Vol. 35, No. 6
Honduras: Members of Congress urge action
In October, 30 members of the U.S. Congress wrote to Secretary of State Clinton, reiterating their alarm about ongoing human rights abuses since the June 2009 coup d’état. Excerpts of the letter are reprinted below; see the entire letter with its signatures here.
We are encouraged to see that the U.S. government has acknowledged the gravity of the political and human rights situation in Honduras. … We believe U.S. assistance, particularly military and police aid, should be suspended until the government of Porfirio Lobo distances itself from individuals involved in the June 28, 2009 military coup d’état and adequately addresses the ongoing human and political rights violations.
We have received credible reports ... that abuses continue with near impunity. Members of the human rights community, journalists and activists continue to be attacked and intimidated. The Honduran Committee of the Families of the Detained and Disappeared (COFADEH), a highly esteemed human rights organization, reports assassinations, arbitrary arrests, beatings and death threats targeting political activists and the human rights workers who attempt to protect them. COFADEH described August as a “black” month for human rights and has documented a disturbing number of incidents that have taken place in recent weeks.
Since August 2010, at least six individuals identified with the opposition movement against the Lobo administration have been murdered, including several rural activists, a teacher union leader and a journalist. Several journalists known for their criticism of the coup d’état have been arbitrarily detained or suffered physical attacks.

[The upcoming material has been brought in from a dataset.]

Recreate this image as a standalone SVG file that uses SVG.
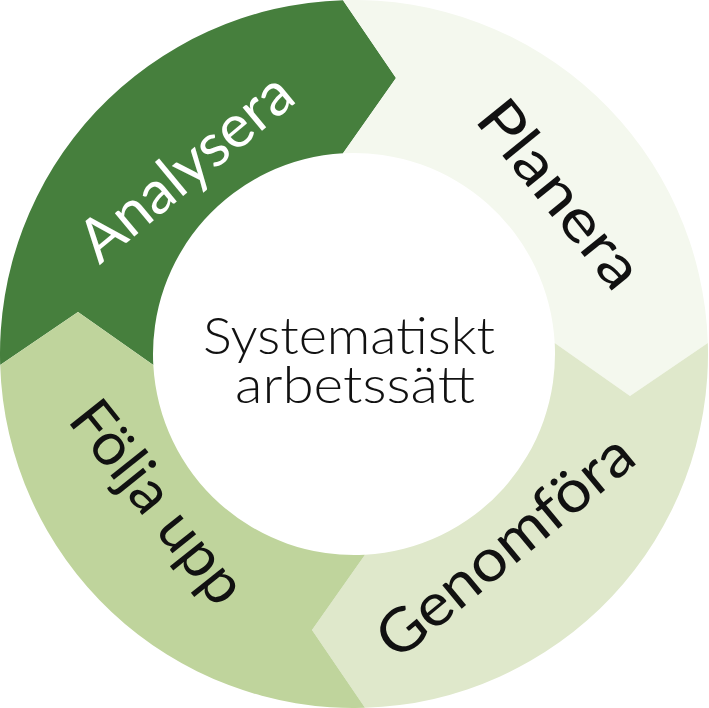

An opposition radio station - Radio Uno of San Pedro Sula - was forced off the air and its transmission cables were cut; police fired tear gas and a water cannon at demonstrators outside the radio station. The Honduran authorities have failed to investigate and prosecute dozens of other murders and violent attacks against pro-democratic political activists since the [coup]. The victims and their families have been left vulnerable with no access to justice. There is serious concern that the rule of law is directly threatened by members of the Honduran police and armed forces.
[In September, union leader] Juana Bustillo was assassinated while riding in a car with the union’s president Hector Escoto, who was hospitalized. Earlier [that month], four peasants were murdered in the Aguan region – home to a land conflict where landless peasants are attempting to secure plots to build homes. In the first incident, three people were killed, allegedly by private security guards of Miguel Facusse Barjom, one of Honduras’ largest landowners. In the second incident, Francisco Miranda, a leader among landless peasants, was shot several times by unknown men ... The newspaper La Tribuna, owned by Facusse’s nephew, reported that the killing was part of an internal dispute in the landless peasants’ organization.
On many occasions, Honduran authorities have summarily dismissed the attacks against political activists, human rights defenders and journalists as a symptom of criminality linked to drug trafficking and organized crime. Crime is a problem; however, since the coup, there has been a distinct pattern of political violence that merits a strong U.S. response.
[We expect] that the Obama administration will advance justice by urging the Lobo administration to ... investigate and prosecute threats and attacks against activists and journalists, and to suspend any members of the police or military credibly alleged to be involved in such crimes while investigations take place. In addition, the State Department should urge the Lobo administration to recognize the ... political character of many of the attacks against activists and journalists. A strong democracy provides security to those who participate peacefully in political process. Lack of security demonstrates deficiencies in Honduran democracy. ... Until the government of Honduras makes sustained progress in improving its deplorable human rights record, we believe it is inappropriate to provide direct assistance to Honduran authorities, particularly to the police or military.
We also urge the Obama administration to refrain from supporting the immediate reentry of Honduras in the Organization of American States. The Obama administration does a great disservice to democracy and human rights across the Western Hemisphere by making an exception for Honduras, while the Lobo administration continues to include perpetrators of the June 28, 2009 coup d’état and fails to prosecute politically motivated crimes.